Much of the research in retirement income planning focuses on determining the highest sustainable spending rate as a percentage of retirement assets.
However, in a recent paper entitled “Guardrails to Prevent Potential Retirement Portfolio Failure,” published in the Journal of Financial Planning, William Klinger, a software developer and business professor, suggests financial advisors worry more about their clients coming up short. Advisors need to identify events or behaviours leading to potential failure early enough to rescue the portfolio. These signs can be used to establish “guardrails” to modify a retirement strategy, he says.
Klinger examined the failures that occur when using the 4% rule, a guideline that suggests clients who withdraw 4% of their savings in the first year of retirement and increase that dollar amount annually by the rate of inflation have an 80%-90% assurance that their savings will last for at least 30 years.
This rule then was tested, assuming portfolio returns are less than their historical averages, by reducing the annual withdrawal rate to 3% in order to observe the characteristics of failures using a more conservative withdrawal strategy.
Failures were analyzed and a set of early warning signs were used to create guardrails that might protect investors from depleting their portfolios prematurely.

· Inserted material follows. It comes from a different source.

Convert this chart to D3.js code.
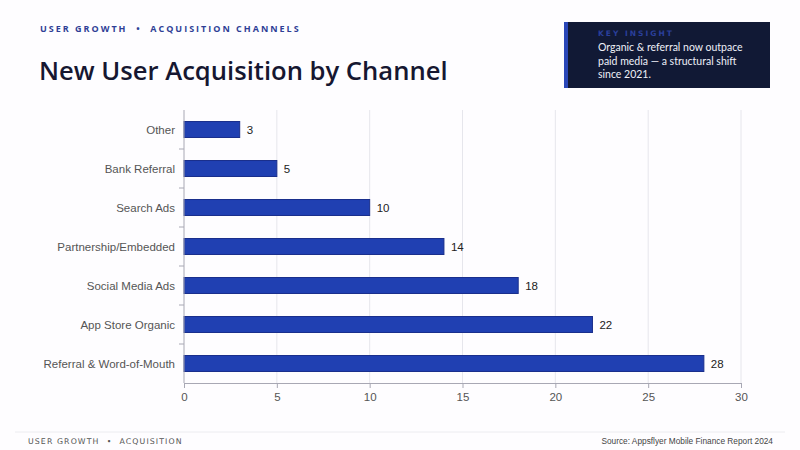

Negative early returns, coupled with annual withdrawals, are clear indicators – but low, single-digit returns also can deliver a fatal blow to a portfolio, Klinger notes.
Portfolios with positive, yet low asset returns during the first 10 years of retirement failed at the same average rate of all simulated scenarios because withdrawals overwhelmed the weak gains.

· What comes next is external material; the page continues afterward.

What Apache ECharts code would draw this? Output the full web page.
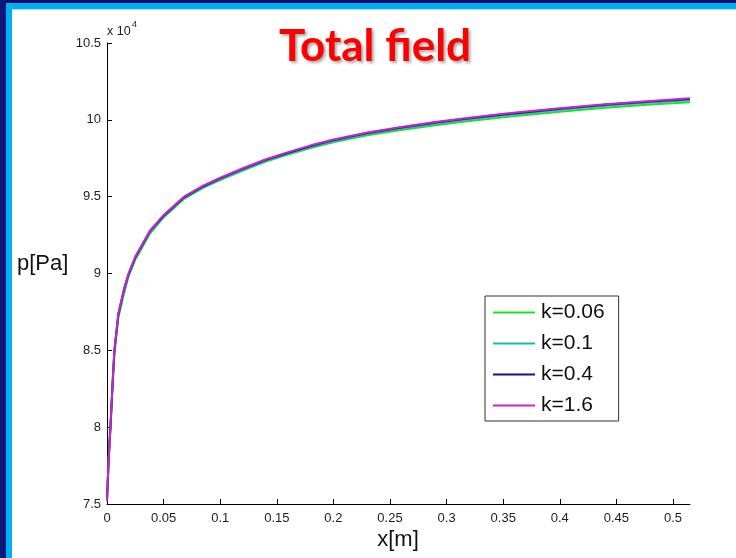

For a constant, inflation- adjusted withdrawal strategy, the withdrawal rate ratio and portfolio value ratio are likely the most useful potential triggers.
If at any time in the first 10 years the withdrawal rate is 20% more than the initial rate (i.e., it exceeds 4.8% using the 4% rule), the study’s scenario failed 27% of the time within 21 years. If the withdrawal rate is 50% higher during the first 10 years, half of the scenarios failed. A drop in portfolio value both increases the failure rate and reduces the time to failure. Every 5% drop in the portfolio value ratio hastens failure by roughly a year.
For the research purposes, withdrawal incomes were reduced by 10% when an early warning was reached. For example, a guardrail could be specified to decrease the withdrawal rate by 10% when the withdrawal rate ratio has increased by 20%.
Simulations with such guardrails that use a withdrawal rate ratio as an early warning sign did not produce any failures until the ratio reached 20%. More important, the average failure occurs 28 years into retirement.
A guardrail was applied in the first 15 years of retirement only, however, with the reasoning that the withdrawal rate could increase later in retirement if the investor is not concerned with leaving a significant estate.
The guardrail rule all but guarantees that your clients won’t run out of money. But, faced with a sustained drop in the stock market, they could be forced to trim spending by 10% year after year.